The committee’s work has not been universally praised. Some felt members rushed to interview Cassidy Hutchinson, the White House aide who testified that Trump had had an altercation with the Secret Service, only to be contradicted — albeit off the record — by sources at the law enforcement agency.

Others, such as the Republican pollster Frank Luntz, believe the committee has been too selective in its use of video clips, allowing Trump supporters to accuse members of over-editing material.

But polls suggest the hearings have shifted public opinion. Support for prosecuting Trump rose 6 percentage points from late April to late June, with a clear majority now in favour. Meanwhile, Trump’s favourability ratings have dropped from 46 per cent in late April to 42 per cent now.

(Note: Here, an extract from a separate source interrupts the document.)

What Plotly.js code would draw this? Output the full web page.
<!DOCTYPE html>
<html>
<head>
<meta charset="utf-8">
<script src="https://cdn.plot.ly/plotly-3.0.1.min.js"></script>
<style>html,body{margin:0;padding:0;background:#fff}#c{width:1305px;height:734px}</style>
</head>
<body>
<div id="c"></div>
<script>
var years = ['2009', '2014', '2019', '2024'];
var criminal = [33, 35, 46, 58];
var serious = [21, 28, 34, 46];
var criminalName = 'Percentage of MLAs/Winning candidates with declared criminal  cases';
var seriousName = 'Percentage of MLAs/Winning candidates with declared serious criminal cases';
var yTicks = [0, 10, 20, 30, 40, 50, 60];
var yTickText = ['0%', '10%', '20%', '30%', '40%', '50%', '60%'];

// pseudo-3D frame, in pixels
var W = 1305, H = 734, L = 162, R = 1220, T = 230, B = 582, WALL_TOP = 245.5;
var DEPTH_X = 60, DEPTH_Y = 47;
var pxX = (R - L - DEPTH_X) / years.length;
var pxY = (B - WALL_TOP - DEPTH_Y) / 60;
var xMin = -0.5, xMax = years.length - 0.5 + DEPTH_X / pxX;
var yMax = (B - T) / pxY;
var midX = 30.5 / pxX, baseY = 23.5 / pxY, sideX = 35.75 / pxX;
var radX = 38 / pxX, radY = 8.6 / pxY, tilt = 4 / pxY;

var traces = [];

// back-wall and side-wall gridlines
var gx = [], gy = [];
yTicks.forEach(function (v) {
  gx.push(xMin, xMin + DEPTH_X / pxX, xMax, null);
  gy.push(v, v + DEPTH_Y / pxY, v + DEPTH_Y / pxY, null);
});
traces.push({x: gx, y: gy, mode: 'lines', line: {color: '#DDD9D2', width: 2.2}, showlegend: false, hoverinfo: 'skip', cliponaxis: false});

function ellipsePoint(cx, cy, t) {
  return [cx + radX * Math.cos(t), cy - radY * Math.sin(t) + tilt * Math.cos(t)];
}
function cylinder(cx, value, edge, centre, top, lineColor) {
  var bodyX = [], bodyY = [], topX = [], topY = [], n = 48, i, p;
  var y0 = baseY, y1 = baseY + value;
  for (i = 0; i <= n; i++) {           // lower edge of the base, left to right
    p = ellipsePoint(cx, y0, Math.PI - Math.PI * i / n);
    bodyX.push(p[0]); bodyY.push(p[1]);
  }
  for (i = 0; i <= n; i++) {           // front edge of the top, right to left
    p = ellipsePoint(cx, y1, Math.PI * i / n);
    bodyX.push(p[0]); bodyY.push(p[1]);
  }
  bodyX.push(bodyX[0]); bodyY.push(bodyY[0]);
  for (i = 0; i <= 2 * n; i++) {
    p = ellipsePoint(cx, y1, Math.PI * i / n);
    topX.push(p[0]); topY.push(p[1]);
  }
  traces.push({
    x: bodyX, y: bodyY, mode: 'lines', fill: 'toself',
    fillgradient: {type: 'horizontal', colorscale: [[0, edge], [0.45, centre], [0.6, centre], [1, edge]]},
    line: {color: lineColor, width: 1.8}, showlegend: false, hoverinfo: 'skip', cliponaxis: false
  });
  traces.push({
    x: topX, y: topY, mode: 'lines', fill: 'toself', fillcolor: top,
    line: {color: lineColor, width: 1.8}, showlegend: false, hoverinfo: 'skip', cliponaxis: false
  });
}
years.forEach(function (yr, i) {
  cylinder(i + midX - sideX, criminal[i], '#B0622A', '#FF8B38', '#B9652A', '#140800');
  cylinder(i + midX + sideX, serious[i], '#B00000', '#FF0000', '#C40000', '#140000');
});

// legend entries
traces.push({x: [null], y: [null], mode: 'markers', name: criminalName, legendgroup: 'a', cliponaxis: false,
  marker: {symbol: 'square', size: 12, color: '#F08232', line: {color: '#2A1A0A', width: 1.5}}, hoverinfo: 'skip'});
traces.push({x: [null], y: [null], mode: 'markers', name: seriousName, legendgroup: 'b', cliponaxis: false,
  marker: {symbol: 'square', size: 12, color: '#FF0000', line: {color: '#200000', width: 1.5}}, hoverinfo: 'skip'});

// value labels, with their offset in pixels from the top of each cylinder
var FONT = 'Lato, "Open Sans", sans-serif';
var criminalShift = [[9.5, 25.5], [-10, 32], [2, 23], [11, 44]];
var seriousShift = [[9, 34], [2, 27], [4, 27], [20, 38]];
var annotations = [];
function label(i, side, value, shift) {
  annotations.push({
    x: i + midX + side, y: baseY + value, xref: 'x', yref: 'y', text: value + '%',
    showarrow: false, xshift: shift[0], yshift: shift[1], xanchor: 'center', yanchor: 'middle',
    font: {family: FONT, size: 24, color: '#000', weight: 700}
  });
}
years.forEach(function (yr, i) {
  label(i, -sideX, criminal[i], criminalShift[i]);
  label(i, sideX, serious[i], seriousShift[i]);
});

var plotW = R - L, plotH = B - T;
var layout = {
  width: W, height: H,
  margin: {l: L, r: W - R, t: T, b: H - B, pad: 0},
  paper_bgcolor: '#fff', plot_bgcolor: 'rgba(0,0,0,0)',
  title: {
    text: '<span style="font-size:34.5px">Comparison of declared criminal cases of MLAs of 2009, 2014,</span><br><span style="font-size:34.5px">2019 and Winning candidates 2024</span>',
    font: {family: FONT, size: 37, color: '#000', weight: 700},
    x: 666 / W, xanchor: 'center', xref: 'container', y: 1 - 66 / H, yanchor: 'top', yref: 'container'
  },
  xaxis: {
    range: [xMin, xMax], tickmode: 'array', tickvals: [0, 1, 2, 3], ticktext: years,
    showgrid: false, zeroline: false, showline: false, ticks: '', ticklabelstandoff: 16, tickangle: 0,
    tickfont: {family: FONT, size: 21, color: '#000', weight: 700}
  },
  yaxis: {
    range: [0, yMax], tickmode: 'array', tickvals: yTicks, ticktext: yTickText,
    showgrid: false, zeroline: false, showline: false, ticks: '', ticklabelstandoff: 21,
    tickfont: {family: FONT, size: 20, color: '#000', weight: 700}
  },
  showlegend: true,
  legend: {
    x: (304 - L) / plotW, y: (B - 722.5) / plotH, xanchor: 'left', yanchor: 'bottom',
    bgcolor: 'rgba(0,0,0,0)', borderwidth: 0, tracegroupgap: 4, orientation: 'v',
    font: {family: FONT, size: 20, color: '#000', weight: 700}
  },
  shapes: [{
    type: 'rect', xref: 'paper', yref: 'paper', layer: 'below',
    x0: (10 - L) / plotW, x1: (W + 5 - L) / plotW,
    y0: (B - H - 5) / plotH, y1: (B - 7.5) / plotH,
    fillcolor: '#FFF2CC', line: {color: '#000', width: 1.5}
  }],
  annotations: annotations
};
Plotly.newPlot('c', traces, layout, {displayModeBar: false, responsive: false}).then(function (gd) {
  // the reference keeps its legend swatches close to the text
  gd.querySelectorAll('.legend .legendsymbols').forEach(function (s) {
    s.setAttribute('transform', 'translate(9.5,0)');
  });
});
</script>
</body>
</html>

Democrats who want to turn the midterm elections into another referendum on Trump are delighted.

“I think the return of Maga [Make America Great Again] has started factoring into people’s heads,” said Simon Rosenberg, a Democratic strategist. “This is not going to be your usual set of midterm elections.”

For the Republicans, the hearings have sparked a hunt for a possible alternative to Trump as their 2024 presidential candidate.

Figures released this week show the former president’s fundraising has slowed in the past three months, and more than half of Republican party members say they would vote for someone else in a presidential primary — though they are split between his rivals.

Cheney has hinted that she might launch a presidential run in 2024, but experts say she is unlikely to win a Republican nomination or a general election. Instead, her main achievement might be empowering someone else to take on Trump now that he has been wounded by the committee.

“There is going to be a big field of Republicans running in 2024 thanks to the work of Liz Cheney,” said Comstock. “They should all get to their knees and thank her — although they won’t.”